マルコチェアのS201モデルは年々人気が高まってきている椅子で、ビンテージの市場ではリザルトチェアとほとんど同じ値段で売買されています。

マルコチェアとリザルトチェアは、どちらもそれぞれに特徴のある美しい椅子だと思います。マルコチェアはフリソ・クラマーの設計ではないですが、ディティールのデザインには目を見張るものがあります。
椅子に関して
オランダの家具メーカーmarko社(現在は別の家具メーカーのeromes社と合併)によって、1960年代に学校用に作られた椅子です。当時大きな影響力を持っていたデザイナーのフリソ・クラマー(Friso Kramer)がデザインしたスクールチェアである、リザルト・チェア(Result Chair)の影響をかなり受けています。


フォルムについて
非常にバランスの良い、大人が座りやすいサイズに設計されています。置いた際の佇まいと言いますか、ラインがとても綺麗な椅子だと思います。とてもシンプルなのですが、見る角度によって形が異なって見える、飽きのこない作りになっています。


色やバリエーションについて
ブラックのフレームに、ブラウンのプライウッドのモデルが一番多く見かけるモデルですが、プライウッドがブラックだったり、フレームがホワイトだったりするモデルもあります。数は少ないですが、アームレスト付きのモデルもたまに見かけます。アームレスト付きは、先生が座る為に作られた椅子だと聞いています。その為数が少ないようですね。



マルコチェアS201は、背もたれの部分から脚にかけてのラインが真っ直ぐですが、リザルトチェアは背もたれの部分が少し丸みを帯びています。
意外とこの部分がデザインに大きく影響していて、斜めから見ると、より違いがはっきり感じられます。


連結部分は普段はシートに隠れて見えない部分ですが、座った際に重さで脚が外側に開かないようにするための、とても大切なパーツです。
リザルトチェアはここが半円形になっていますが、マルコチェアは中心に向かって少し折れ曲がった一本の棒です。どちらもそれぞれ無駄のない綺麗な設計ですが、マルコチェアの方がより削ぎ落としたデザインの印象を受けます。
素材について
シートと背もたれはプライウッドで出来ています。プライウッドは衝撃に強く、シミや汚れなどへの耐性もある素材です。学校などでのハードな使用をイメージして設計されているので、自宅での使用はもちろん、カフェなどでも気兼ねなく使える、日常づかいにちょうど良い椅子だと言えます。

プライウッドは色や模様に個体差がありますが、ブラウンのモデルは、独特の少しレトロな色味だと思います。今の新しいプライウッドにはない、ビンテージならではの深みのある色味だと思います。

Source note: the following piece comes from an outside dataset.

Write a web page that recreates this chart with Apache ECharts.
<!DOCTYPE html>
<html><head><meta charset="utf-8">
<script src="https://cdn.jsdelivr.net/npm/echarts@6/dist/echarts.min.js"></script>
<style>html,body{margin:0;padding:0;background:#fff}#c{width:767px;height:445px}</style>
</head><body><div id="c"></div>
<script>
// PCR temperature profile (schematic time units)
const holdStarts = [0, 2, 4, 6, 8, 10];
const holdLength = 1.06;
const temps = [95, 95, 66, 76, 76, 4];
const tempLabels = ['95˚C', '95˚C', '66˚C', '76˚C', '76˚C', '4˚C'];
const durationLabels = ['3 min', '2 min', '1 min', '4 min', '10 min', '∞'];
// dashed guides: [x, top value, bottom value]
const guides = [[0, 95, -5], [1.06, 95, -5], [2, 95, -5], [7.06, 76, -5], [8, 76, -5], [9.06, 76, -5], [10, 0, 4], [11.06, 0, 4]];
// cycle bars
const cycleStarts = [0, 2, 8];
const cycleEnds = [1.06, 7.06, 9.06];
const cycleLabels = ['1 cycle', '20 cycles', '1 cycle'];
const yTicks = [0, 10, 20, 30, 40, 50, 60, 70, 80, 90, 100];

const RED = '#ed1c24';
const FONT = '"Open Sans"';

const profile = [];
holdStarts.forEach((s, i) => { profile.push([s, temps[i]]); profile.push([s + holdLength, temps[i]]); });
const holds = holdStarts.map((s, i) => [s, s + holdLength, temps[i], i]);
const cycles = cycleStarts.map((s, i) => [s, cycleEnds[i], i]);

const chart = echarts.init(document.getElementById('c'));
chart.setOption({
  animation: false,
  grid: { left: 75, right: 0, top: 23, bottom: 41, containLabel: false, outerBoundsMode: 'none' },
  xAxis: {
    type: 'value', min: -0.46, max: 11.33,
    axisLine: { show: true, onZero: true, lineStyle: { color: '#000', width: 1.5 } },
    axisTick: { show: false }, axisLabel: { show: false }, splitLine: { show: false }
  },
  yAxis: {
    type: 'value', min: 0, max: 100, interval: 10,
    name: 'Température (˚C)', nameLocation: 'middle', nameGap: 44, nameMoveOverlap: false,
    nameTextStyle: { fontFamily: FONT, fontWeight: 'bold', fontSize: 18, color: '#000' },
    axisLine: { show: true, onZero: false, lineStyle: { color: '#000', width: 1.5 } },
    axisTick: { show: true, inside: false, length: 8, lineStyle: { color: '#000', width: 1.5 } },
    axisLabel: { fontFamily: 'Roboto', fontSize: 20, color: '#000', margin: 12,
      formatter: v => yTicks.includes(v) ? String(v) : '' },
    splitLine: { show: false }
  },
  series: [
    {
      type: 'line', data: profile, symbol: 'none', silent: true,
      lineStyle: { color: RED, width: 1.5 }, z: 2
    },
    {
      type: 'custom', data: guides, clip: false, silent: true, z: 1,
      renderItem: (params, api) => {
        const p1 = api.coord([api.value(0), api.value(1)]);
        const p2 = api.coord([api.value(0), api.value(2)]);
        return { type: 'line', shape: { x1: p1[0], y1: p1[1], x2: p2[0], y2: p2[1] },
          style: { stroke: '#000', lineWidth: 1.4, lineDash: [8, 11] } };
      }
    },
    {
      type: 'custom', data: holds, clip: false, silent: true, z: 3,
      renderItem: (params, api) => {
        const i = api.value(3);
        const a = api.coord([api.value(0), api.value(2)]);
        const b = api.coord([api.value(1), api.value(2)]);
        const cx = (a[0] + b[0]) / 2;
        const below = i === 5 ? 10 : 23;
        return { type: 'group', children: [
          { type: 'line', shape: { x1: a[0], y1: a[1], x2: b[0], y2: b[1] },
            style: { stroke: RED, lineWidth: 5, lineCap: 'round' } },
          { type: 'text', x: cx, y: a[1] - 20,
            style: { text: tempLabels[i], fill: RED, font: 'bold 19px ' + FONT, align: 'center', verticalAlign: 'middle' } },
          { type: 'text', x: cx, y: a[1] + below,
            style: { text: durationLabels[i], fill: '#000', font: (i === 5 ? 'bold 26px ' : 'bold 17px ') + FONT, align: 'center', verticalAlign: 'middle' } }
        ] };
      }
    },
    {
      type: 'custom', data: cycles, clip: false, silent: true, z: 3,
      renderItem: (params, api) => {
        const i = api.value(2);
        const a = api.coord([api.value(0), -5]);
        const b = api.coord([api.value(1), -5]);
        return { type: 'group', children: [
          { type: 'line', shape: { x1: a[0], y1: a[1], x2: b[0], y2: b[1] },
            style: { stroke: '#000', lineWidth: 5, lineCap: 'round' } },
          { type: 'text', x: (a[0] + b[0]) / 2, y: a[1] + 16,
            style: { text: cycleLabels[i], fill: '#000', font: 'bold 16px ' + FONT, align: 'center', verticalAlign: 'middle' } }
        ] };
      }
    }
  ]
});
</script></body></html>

脚の素材はスチールでできており、脚の部分がコの字に曲げられているのが特徴です。鉄板をコの字に曲げることで、鉄の構造を強化することができます。この技術により、椅子自体の重さを軽減することができ、椅子を倒した際のプライウッドへのダメージが少なくなりました。これは元々リザルトチェアで使用されていた技術のようです。
インテリアとの相性について
北米やヨーロッパを中心にここ数年で起こっている、ダッチインダストリアルのブームからもわかるように、リノベーションされた空間との相性がとても良いです。
買い付けでヨーロッパへ行く際によく見かけるのが、昔の構造を活かしてリノベーションをした空間に、マルコチェアやリザルトチェアなどが置かれているカフェやショップです。元々非常にシンプルなデザインなので、インテリアに合わせやすい椅子だと思います。

まとめ
作られてから60年近くが経過しているのに、未だに新鮮な魅力を放ち続けているこの椅子は、最も「オランダのインダストリアルデザインらしい」椅子だと思います。